Records with drawing code:

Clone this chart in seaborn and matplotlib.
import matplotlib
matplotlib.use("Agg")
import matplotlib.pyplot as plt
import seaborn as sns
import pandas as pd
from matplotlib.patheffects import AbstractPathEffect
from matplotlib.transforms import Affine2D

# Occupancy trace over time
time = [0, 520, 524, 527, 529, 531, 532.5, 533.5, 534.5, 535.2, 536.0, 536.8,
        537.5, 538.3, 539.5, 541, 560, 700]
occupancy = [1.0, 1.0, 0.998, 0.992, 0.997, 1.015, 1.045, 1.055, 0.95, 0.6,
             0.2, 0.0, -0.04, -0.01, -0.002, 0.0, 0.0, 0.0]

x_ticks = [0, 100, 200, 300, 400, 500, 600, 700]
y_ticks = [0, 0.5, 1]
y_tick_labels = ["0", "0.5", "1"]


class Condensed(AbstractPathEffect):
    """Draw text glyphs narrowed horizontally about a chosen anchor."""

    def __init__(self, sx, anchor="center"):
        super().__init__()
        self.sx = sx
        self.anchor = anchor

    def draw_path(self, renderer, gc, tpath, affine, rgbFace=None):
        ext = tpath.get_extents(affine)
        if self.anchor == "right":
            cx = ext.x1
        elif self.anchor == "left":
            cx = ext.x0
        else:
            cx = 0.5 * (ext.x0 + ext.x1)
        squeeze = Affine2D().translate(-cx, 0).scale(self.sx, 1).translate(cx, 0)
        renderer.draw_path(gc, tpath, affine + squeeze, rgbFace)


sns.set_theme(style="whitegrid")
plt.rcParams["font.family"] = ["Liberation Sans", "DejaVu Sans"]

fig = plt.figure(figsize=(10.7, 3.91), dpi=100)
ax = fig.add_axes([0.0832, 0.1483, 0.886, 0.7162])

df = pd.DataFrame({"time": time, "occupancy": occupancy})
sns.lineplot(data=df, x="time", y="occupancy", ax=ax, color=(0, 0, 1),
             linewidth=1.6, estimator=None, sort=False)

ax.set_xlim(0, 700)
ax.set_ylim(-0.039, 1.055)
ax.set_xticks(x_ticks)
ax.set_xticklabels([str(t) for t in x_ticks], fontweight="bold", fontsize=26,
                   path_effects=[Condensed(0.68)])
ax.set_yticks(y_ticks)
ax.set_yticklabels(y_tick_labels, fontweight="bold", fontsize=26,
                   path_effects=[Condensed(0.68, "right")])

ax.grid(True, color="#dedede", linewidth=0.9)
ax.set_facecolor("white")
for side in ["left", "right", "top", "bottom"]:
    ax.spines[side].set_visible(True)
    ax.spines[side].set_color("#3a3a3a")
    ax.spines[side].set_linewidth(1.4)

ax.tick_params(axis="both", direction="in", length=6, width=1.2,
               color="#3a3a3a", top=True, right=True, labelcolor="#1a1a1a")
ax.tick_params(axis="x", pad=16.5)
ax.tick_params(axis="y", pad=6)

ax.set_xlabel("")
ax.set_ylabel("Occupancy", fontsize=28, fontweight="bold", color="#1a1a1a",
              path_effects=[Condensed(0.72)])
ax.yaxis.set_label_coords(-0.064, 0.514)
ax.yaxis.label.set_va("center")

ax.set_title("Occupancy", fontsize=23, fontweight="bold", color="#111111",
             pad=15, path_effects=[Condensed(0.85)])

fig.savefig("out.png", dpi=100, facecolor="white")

---

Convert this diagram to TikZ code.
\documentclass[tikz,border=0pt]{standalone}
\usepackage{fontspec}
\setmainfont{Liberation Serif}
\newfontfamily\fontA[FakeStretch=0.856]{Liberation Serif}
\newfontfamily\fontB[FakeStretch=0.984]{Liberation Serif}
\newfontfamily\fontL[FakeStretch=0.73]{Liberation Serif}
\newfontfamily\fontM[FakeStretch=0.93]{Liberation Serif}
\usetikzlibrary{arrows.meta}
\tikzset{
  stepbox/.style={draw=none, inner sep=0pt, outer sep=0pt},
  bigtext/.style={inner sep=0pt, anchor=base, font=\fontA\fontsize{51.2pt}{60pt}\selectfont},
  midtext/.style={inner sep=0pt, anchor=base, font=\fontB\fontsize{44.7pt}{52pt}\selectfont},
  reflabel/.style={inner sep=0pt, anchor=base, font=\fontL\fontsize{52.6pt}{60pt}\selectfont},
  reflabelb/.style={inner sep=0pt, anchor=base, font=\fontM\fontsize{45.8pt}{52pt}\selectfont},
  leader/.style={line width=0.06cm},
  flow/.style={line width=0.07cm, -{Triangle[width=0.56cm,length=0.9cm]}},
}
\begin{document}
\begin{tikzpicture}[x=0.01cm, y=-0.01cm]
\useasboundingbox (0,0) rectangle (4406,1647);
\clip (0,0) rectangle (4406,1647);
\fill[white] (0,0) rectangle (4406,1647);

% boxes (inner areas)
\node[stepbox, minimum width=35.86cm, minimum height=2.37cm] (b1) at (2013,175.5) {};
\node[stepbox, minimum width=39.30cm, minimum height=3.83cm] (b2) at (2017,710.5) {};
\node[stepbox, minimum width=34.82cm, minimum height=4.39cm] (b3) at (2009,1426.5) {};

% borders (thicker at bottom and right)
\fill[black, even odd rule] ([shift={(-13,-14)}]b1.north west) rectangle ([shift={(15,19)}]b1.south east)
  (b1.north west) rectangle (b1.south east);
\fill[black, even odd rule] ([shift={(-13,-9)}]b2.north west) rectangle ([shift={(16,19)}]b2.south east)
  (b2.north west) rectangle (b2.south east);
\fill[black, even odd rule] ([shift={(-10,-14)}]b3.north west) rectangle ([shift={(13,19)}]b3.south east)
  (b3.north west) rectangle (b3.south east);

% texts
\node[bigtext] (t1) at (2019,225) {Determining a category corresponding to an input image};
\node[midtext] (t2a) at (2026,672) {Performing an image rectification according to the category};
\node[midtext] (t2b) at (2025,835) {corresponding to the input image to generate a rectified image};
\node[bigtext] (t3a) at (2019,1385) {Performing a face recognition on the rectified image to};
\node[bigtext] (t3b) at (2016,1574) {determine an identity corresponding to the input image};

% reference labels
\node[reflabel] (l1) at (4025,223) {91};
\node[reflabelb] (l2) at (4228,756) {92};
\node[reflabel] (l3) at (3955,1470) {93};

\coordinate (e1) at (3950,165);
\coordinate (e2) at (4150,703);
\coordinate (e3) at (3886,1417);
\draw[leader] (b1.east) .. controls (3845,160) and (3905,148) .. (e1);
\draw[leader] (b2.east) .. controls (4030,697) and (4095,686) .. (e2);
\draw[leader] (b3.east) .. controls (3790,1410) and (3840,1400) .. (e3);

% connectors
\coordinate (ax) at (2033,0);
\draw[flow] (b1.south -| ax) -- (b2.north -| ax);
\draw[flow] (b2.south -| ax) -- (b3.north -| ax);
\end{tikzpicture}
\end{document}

◆ **To be done**: In the entries above, locate every line with the word "seaborn" and copy it.

◆ **Task solution**:
Clone this chart in seaborn and matplotlib.
import seaborn as sns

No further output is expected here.